Emmanuel de Reynal, acteur engagé de la vie économique et associative de la Martinique, a publié « Ubuntu » en 2020 puis, cette année, « Recta Linea », un roman sur les multiples héritages dont est riche son île natale.
ONAIR – « Ubuntu », à travers le portrait de personnages historiques montre à quel point les histoires de chacun sont riches et multiples.
Emmanuel de Reynal – Oui. « Ubuntu », est un terme bantou qui signifie « Je suis ce que je suis grâce à ce que tu es ». Il s’agit donc d’une philosophie de la fraternité et de la reconnaissance de l’autre. Le livre exprime cette idée que nous avons face à nous, non des représentants de groupes mais des personnes, complexes, singulières. Je voulais démontrer qu’au sein d’une même généalogie, les mélanges sont incessants : personne n’est le fruit d’une seule lignée. Depuis 80 000 ans et la naissance d’homo sapiens, nous formons une chaîne large, complexe !
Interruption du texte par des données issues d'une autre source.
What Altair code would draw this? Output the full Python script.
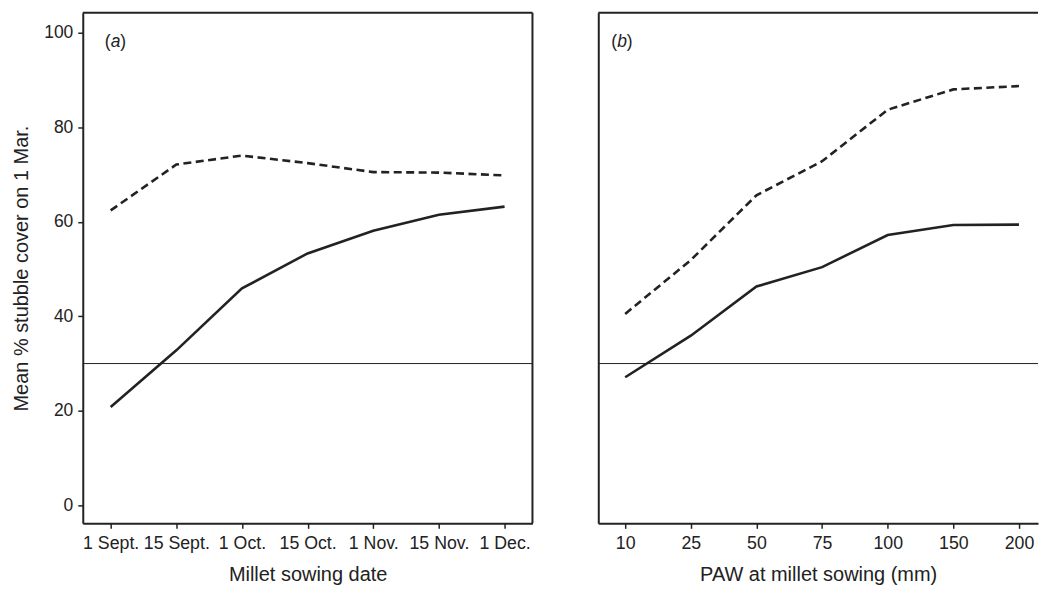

OA – Dans Recta Linea, vous recourez à une forme romanesque : quand il revient dans son ancienne maison, le narrateur, Gabriel, reçoit des lettres d’une mystérieuse correspondante.
EDR – Gabriel c’est un peu moi. Malgré nos différences, il y a forcément une part d’autobiographie masquée. Avec ce livre, je voulais élargir le propos d’ « Ubuntu » en intégrant le parcours de la Martinique dans le concert du monde, depuis le Big Bang. Surtout, c’est un livre de transmission : je voudrais que les jeunes apprennent davantage sur notre géographie, notre histoire.
OA – Vous dîtes que la Martinique, malgré les difficultés, peut représenter un modèle.
EDR – Absolument. La Martinique, c’est un tout petit territoire mais qui a concentré toutes les influences : européenne, asiatique, levantine, indienne, chinoise. Or, ce peuple, issu d’une histoire douloureuse, réussit, par la créolisation, à surmonter les différences entre ses communautés. Bien sûr, tout n’est pas parfait en Martinique. Le processus est loin d’être achevé. Il faut travailler à réinstaurer un esprit de dialogue beaucoup plus sincère. Par exemple, après les grands conflits sociaux de 1998, la situation était bloquée. La communication était rompue entre les représentants des chefs d’entreprise et les syndicats. Pourtant, une initiative a été mise en œuvre : des groupes de travail les ont réunis pendant plus d’un an. Ils se sont accordés sur des instruments partagés. La conflictualité en entreprise en Martinique a été divisée par 1000 depuis cette époque.
OA – Pourquoi être passé par la rédaction de livres ?
EDR – Les livres ont une qualité précieuse, surtout dans notre époque marquée par les réseaux sociaux. Ils instaurent un décalage, ils prennent le temps. La littérature, les récits, sont fondamentaux pour tenir une société. Il nous faut d’ailleurs absolument nous accorder sur un récit commun, et, à ma modeste échelle, c’est ce que j’essaie de faire. Je publierai bientôt un nouveau livre, un dialogue. Mon interlocuteur et moi sommes deux individus que tout oppose. Pourtant nous prenons le temps de nous écouter, d’échanger, de cheminer ensemble. Les livres ont une vertu : celle de permettre de dépasser clichés et étiquettes.